What’s remarkable about these releases and revelations is not that they exist; from Little Richard to Labi Siffre, countless black artists have challenged traditional notions of gender, sexuality and culture. It’s that they, and other performers like Ware, SZA, Kendrick Lamar, Big Freedia, Beyonce and many more, are doing so with the machinery of mainstream promotion, and refusing to cater to a marketplace that typically demands obeisance to its commercial needs at the expense of artists’ creative ones. Moreover, their individual growth and evolution as creators, in a myriad of media forms, not only inspires discussion and debate, but legitimate success, without compromise or concession. Not content to be a worldwide phenomenon as a music artist, Rihanna radically transformed the discussion around cosmetics with her Fenty Beauty line, which sold out immediately after offering options to women of color; Lena Waithe won an Emmy for Master of None after writing a fictionalized version of her own coming out story, then went on to create The Chi for Showtime, and then appeared out, proud and makeup-free on the cover of Vanity Fair.

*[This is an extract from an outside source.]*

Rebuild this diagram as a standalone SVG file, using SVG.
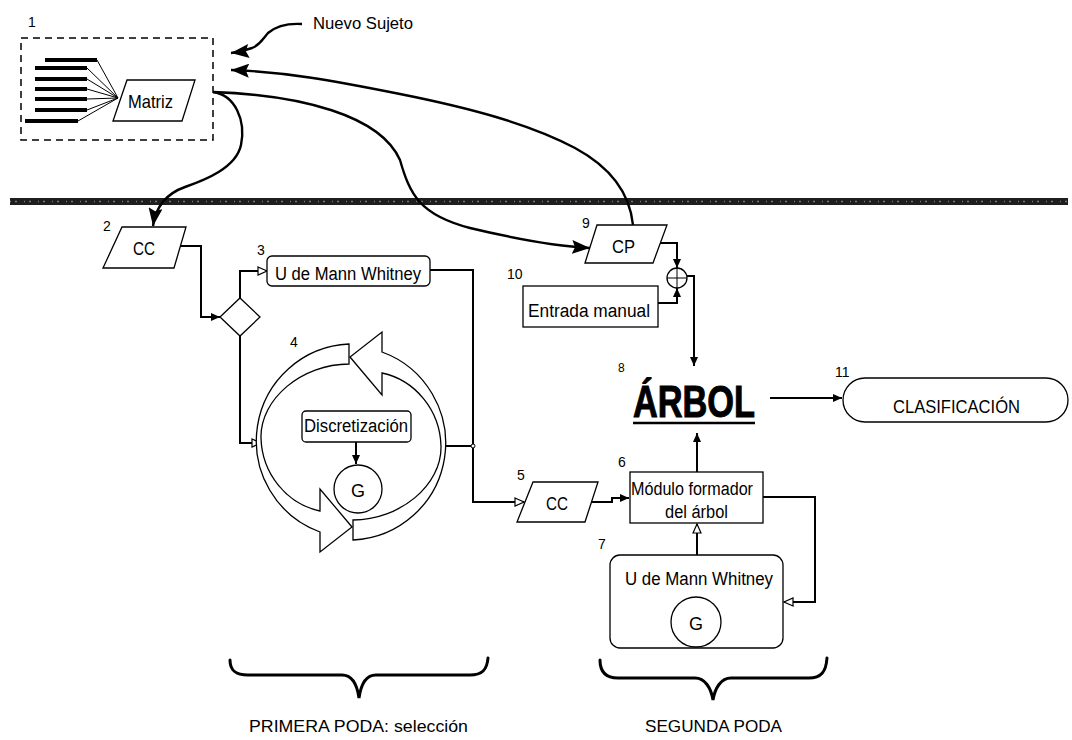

As such, “decoding” “This Is America” feels less important than acknowledging the historical and cultural context into which it was born, beneficial as it might be to do so for an audience unfamiliar with the lexicon of the culture that it’s exploring, or the context of the individuals who made it. (That said, if you don’t follow Dear White People creator Justin Simien onTwitter, he created a deeply important and thought-provoking thread explaining a few of the images in the video that can fairly be described as “essential” to understanding large portions of its narrative.) Not to mention, Glover’s recent history as an artist seems to studiously avoid too many neat or tidy explanations, even if the work is undeniably seeded with multiple opportunities for interpretation. In which case, “This Is America” gives us all something to be grateful for: something that moves our bodies and our minds at the same time, for reasons different from one another, but ones that are inextricably tied to each other, the art itself, and our responsibility as its consumers.